Article
Author(s):
Moderate-to-severe asthmatics typically hover around 5% sputum eosophinal, with non-asthmatics under 1%. After the study, the average participant in the fevipiprant group saw a reduction from 5.4% to about 1.1%.
Describing the treatment as a potential “game changer,” researchers from the University of Leicester have brought back the first positive results from testing of a new asthma pill.
Funded by the National Institute for Health Research, the EU’s AirPROM program, and Novartis (the drug’s maker) the study was small, with 30 participants on the treatment (fevipiprant) and 31 on placebo. Following a 2 week single-blind placebo period for all 61 people, they were randomized and assigned, and after 12 weeks of double-blind administration, all were given a 6 week placebo “washout.”
A total of 7 patients left the program early, 3 from the fevipiprant group and 4 from the placebo, leaving a final study total of 54 patients. The study’s primary metric was sputum eosinophil count, a measurement of the white blood cells related to asthmatic inflammation. Moderate-to-severe asthmatics typically hover around 5%, with non-asthmatics under 1%. After the study, the average participant in the fevipiprant group saw a reduction in sputum eosophinal from 5.4% to about 1.1%.
Despite the study’s double-blind nature, at least one patient determined right away that she was not in the placebo group. Quoted in an accompanying press release, a 54 year old Englishwoman named Gaye Stokes said “I felt like a completely different person. I had more get up and go, I was less wheezy and for the first time in years I felt really, really well.”

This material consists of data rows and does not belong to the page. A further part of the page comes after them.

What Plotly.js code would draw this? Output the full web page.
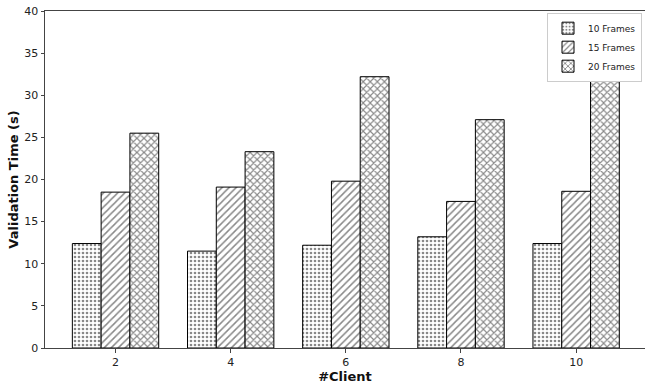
<!DOCTYPE html>
<html><head><meta charset="utf-8">
<script src="https://cdn.plot.ly/plotly-3.0.1.min.js"></script>
<style>html,body{margin:0;padding:0;background:#fff}#chart{width:645px;height:385px}</style>
</head><body><div id="chart"></div>
<script>
const clients = [2, 4, 6, 8, 10];
const seriesNames = ["10 Frames", "15 Frames", "20 Frames"];
const frames10 = [12.4, 11.5, 12.2, 13.2, 12.4];
const frames15 = [18.5, 19.1, 19.8, 17.4, 18.6];
const frames20 = [25.5, 23.3, 32.2, 27.1, 34.2];
const yTicks = [0, 5, 10, 15, 20, 25, 30, 35, 40];

const shapes = [".", "/", "x"];
const sizes = [4, 5, 5];
const sol = [0.35, 0.3, 0.4];
const values = [frames10, frames15, frames20];

const traces = values.map((v, i) => ({
  type: "bar",
  x: clients,
  y: v,
  name: seriesNames[i],
  marker: {
    color: "white",
    line: {color: "black", width: 1},
    pattern: {shape: shapes[i], fgcolor: "#111", bgcolor: "white", size: sizes[i], solidity: sol[i], fillmode: "overlay"}
  }
}));

const layout = {
  width: 645, height: 385,
  margin: {l: 45, r: 0, t: 11, b: 37},
  paper_bgcolor: "white", plot_bgcolor: "white",
  font: {family: "DejaVu Sans", color: "#222", size: 11},
  barmode: "group", bargap: 0.25, bargroupgap: 0,
  showlegend: true,
  legend: {x: 0.995, y: 0.995, xanchor: "right", yanchor: "top",
    bordercolor: "#cccccc", borderwidth: 1, bgcolor: "white",
    font: {size: 9, family: "DejaVu Sans", color: "#222"}, tracegroupgap: 0,
    itemwidth: 30},
  xaxis: {
    range: [0.775, 11.196], tickvals: clients, ticktext: clients.map(String),
    showgrid: false, zeroline: false, showline: true, linecolor: "#444", linewidth: 1, mirror: true,
    ticks: "outside", ticklen: 3.5, tickcolor: "#444", tickfont: {size: 11},
    title: {text: "<b>#Client</b>", font: {size: 13, family: "DejaVu Sans", color: "#111"}, standoff: 3}
  },
  yaxis: {
    range: [0, 40], tickvals: yTicks, showgrid: false, zeroline: false,
    showline: true, linecolor: "#444", linewidth: 1,
    ticks: "outside", ticklen: 3.5, tickcolor: "#444", tickfont: {size: 11},
    title: {text: "<b>Validation Time (s)</b>", font: {size: 13, family: "DejaVu Sans", color: "#111"}, standoff: 2}
  }
};
Plotly.newPlot("chart", traces, layout, {staticPlot: true, displayModeBar: false});
</script></body></html>
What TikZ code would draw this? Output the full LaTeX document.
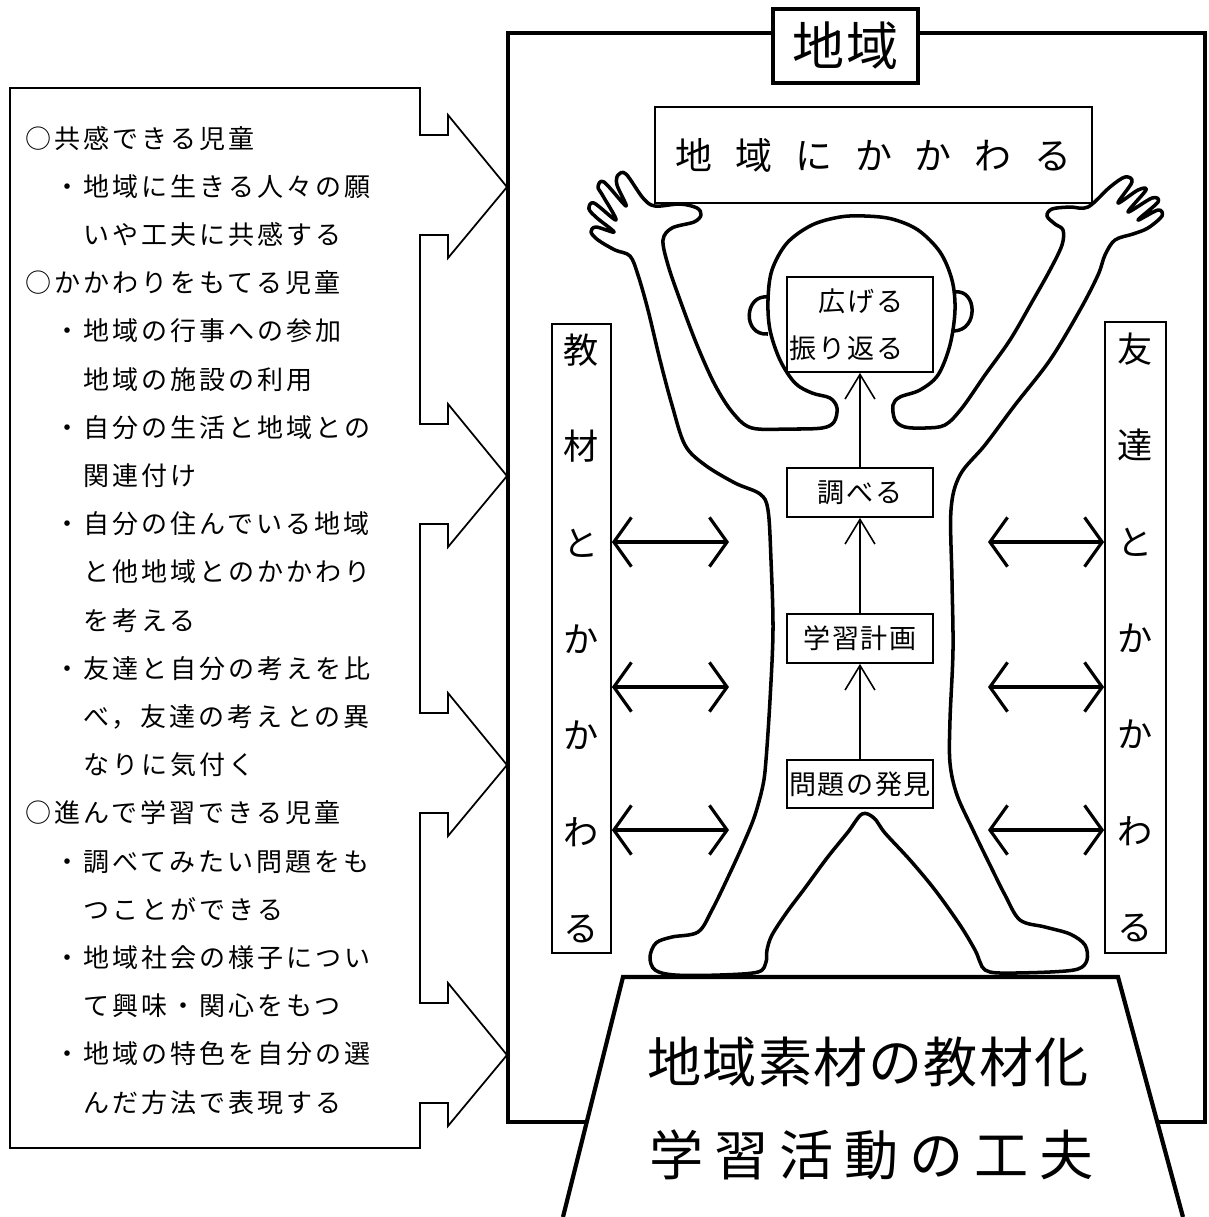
\documentclass[tikz,border=0pt]{standalone}
\usepackage{fontspec}
\newfontfamily\jp{Noto Sans CJK JP}
\usetikzlibrary{arrows.meta}

\begin{document}
\begin{tikzpicture}[x=0.01cm, y=-0.01cm,
    heavy/.style={line width=1.2pt},
    lightline/.style={line width=0.5pt},
    stepbox/.style={draw, line width=0.5pt, fill=white, minimum width=1.46cm, inner sep=0pt,
      font=\jp\fontsize{7.7pt}{13.4pt}\selectfont\addfontfeature{LetterSpace=6}},
    vbox/.style={draw, line width=0.5pt, inner sep=0pt, align=center,
      font=\jp\fontsize{10pt}{27.4pt}\selectfont},
    dblarrow/.style={line width=0.9pt, >={Straight Barb[length=5pt,width=14pt]}, <->},
    uparrow/.style={line width=0.45pt, >={Straight Barb[length=7pt,width=8.5pt]}, ->},
    listline/.style={anchor=base west, inner sep=0pt,
      font=\jp\fontsize{7.4pt}{7.4pt}\selectfont\addfontfeature{LetterSpace=11.5}}]
  \useasboundingbox (0,0) rectangle (1209,1217);

  % region frame and the stand
  \draw[heavy] (508,33) rectangle (1205,1122);
  \draw[heavy, fill=white] (563,1217) -- (623,977) -- (1118,977) -- (1183,1217);
  \node[draw, heavy, fill=white, minimum width=1.45cm, minimum height=0.74cm, inner sep=0pt,
    font=\jp\fontsize{14.8pt}{14.8pt}\selectfont\addfontfeature{LetterSpace=5}] (region) at (845.5,46) {地域};

  % the child
  \draw[line width=1pt, line join=round, fill=white] plot[smooth cycle, tension=0.55] coordinates {
    (862,814) (848,832) (827,858) (805,888) (787,912) (772,935)
    (767,950) (766,962) (758,972) (720,975) (675,975) (655,970)
    (650,957) (656,943) (672,937) (698,932)
    (712,910) (730,873) (745,840) (755,815) (763,785) (766,760)
    (770,700) (773,630) (771,560) (768,510)
    (760,494) (735,483) (705,465) (685,445)
    (672,405) (660,360) (648,310) (638,275) (630,256)
    (615,250) (598,240) (591,232) (596,227) (614,232)
    (597,218) (589,209) (594,203) (616,220)
    (603,196) (598,187) (604,182) (626,206)
    (617,185) (618,175) (626,174) (643,198)
    (655,206) (680,204) (697,208) (701,215) (694,222) (672,228) (663,240)
    (668,265) (680,300) (697,345) (715,385) (733,413) (752,428)
    (790,429) (822,428) (834,422) (837,408)
    (830,398) (812,393) (795,383)
    (780,360) (770,330) (768,300) (772,270) (787,243) (812,225) (840,217)
    (865,216) (892,219) (918,230) (940,252) (952,280) (955,310) (950,345)
    (938,375) (920,390) (900,397)
    (893,405) (895,420) (905,427) (925,428) (945,425)
    (962,408) (985,375) (1010,340) (1032,302) (1050,270) (1062,245) (1063,230)
    (1055,224) (1047,216) (1052,209) (1070,207) (1088,207)
    (1110,187) (1125,177) (1132,182) (1118,203)
    (1138,190) (1146,190) (1128,212)
    (1152,198) (1158,202) (1138,220)
    (1158,210) (1162,216) (1148,228)
    (1133,234) (1115,240) (1105,255)
    (1098,275) (1080,310) (1050,360) (1015,405) (985,445) (960,475)
    (951,510) (952,580) (953,650) (950,720) (950,763)
    (957,795) (973,830) (990,865) (1005,895) (1020,920)
    (1045,927) (1070,934) (1085,945) (1087,960) (1078,969) (1050,972)
    (1000,973) (985,970) (980,962) (975,950)
    (960,925) (935,890) (910,860) (885,833) (874,818)};
  % ears
  \draw[line width=1pt] (768,297) .. controls (744,294) and (742,336) .. (768,334);
  \draw[line width=1pt] (955,292) .. controls (977,289) and (979,330) .. (954,331);

  \node[draw, lightline, fill=white, minimum width=4.37cm, minimum height=0.96cm, inner sep=0pt,
    font=\jp\fontsize{10.5pt}{10.5pt}\selectfont\addfontfeature{LetterSpace=62}] (kakawaru) at (873.5,155) {地域にかかわる};

  % steps of the learning
  \node[stepbox, minimum height=0.95cm, text width=1.40cm, align=left] (hirogeru) at (860,324.5) {　広げる\\振り返る};
  \node[stepbox, minimum height=0.49cm] (shiraberu) at (860,492.5) {調べる};
  \node[stepbox, minimum height=0.49cm] (keikaku) at (860,638.5) {学習計画};
  \node[stepbox, minimum height=0.48cm] (hakken) at (860,784) {問題の発見};
  \draw[uparrow] (hakken) -- (keikaku);
  \draw[uparrow] (keikaku) -- (shiraberu);
  \draw[uparrow] (shiraberu) -- (hirogeru);

  % both sides
  \node[vbox, minimum width=0.59cm, minimum height=6.29cm] (kyozai) at (581.5,638.5) {教\\材\\と\\か\\か\\わ\\る};
  \node[vbox, minimum width=0.61cm, minimum height=6.31cm] (tomodachi) at (1135.5,637.5) {友\\達\\と\\か\\か\\わ\\る};
  \foreach \y [count=\i] in {542,687,830} {
    \coordinate (kL\i) at (729,\y);
    \coordinate (tR\i) at (988,\y);
    \draw[dblarrow] (kyozai.east |- kL\i) -- (kL\i);
    \draw[dblarrow] (tR\i) -- (tomodachi.west |- tR\i);
  }

  \node[font=\jp\fontsize{15.4pt}{15.4pt}\selectfont\addfontfeature{LetterSpace=2}] (sozai) at (868,1062) {地域素材の教材化};
  \node[font=\jp\fontsize{15.4pt}{15.4pt}\selectfont\addfontfeature{LetterSpace=20}] (katsudo) at (872,1155) {学習活動の工夫};

  % aims, with arrows into the region
  \draw[lightline] (10,88) -- (420,88)
    \foreach \t in {187,476,765,1055} {
      -- (420,\t-52) -- (448,\t-52) -- (448,\t-72) -- (507,\t)
      -- (448,\t+71) -- (448,\t+48) -- (420,\t+48) }
    -- (420,1148) -- (10,1148) -- cycle;
  \foreach \ind/\txt [count=\i] in {
      0/○共感できる児童, 1/・地域に生きる人々の願, 2/いや工夫に共感する,
      0/○かかわりをもてる児童, 1/・地域の行事への参加, 2/地域の施設の利用,
      1/・自分の生活と地域との, 2/関連付け,
      1/・自分の住んでいる地域, 2/と他地域とのかかわり, 2/を考える,
      1/・友達と自分の考えを比, 2/べ，友達の考えとの異, 2/なりに気付く,
      0/○進んで学習できる児童, 1/・調べてみたい問題をも, 2/つことができる,
      1/・地域社会の様子につい, 2/て興味・関心をもつ,
      1/・地域の特色を自分の選, 2/んだ方法で表現する}
    \node[listline] (item\i) at (25+29*\ind, 99.8+48.2*\i) {\txt};
\end{tikzpicture}
\end{document}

No adverse events or, obviously, deaths were reported in the course of the study, and its positive outcome has spurred a great amount of optimism: “I can't wait for it to be available because I really think it could make a huge difference to me," Stokes also said.
AirPROM stands for “Airway Disease Predicting Outcomes through Patient Specific Computational Modelling,” a 5-year program that ran from 2011 to 2015, coordinated by the University of Leicester and funded, in part, by the European Union. The recent study was published in The Lancet Respiratory Medicine on August 5th.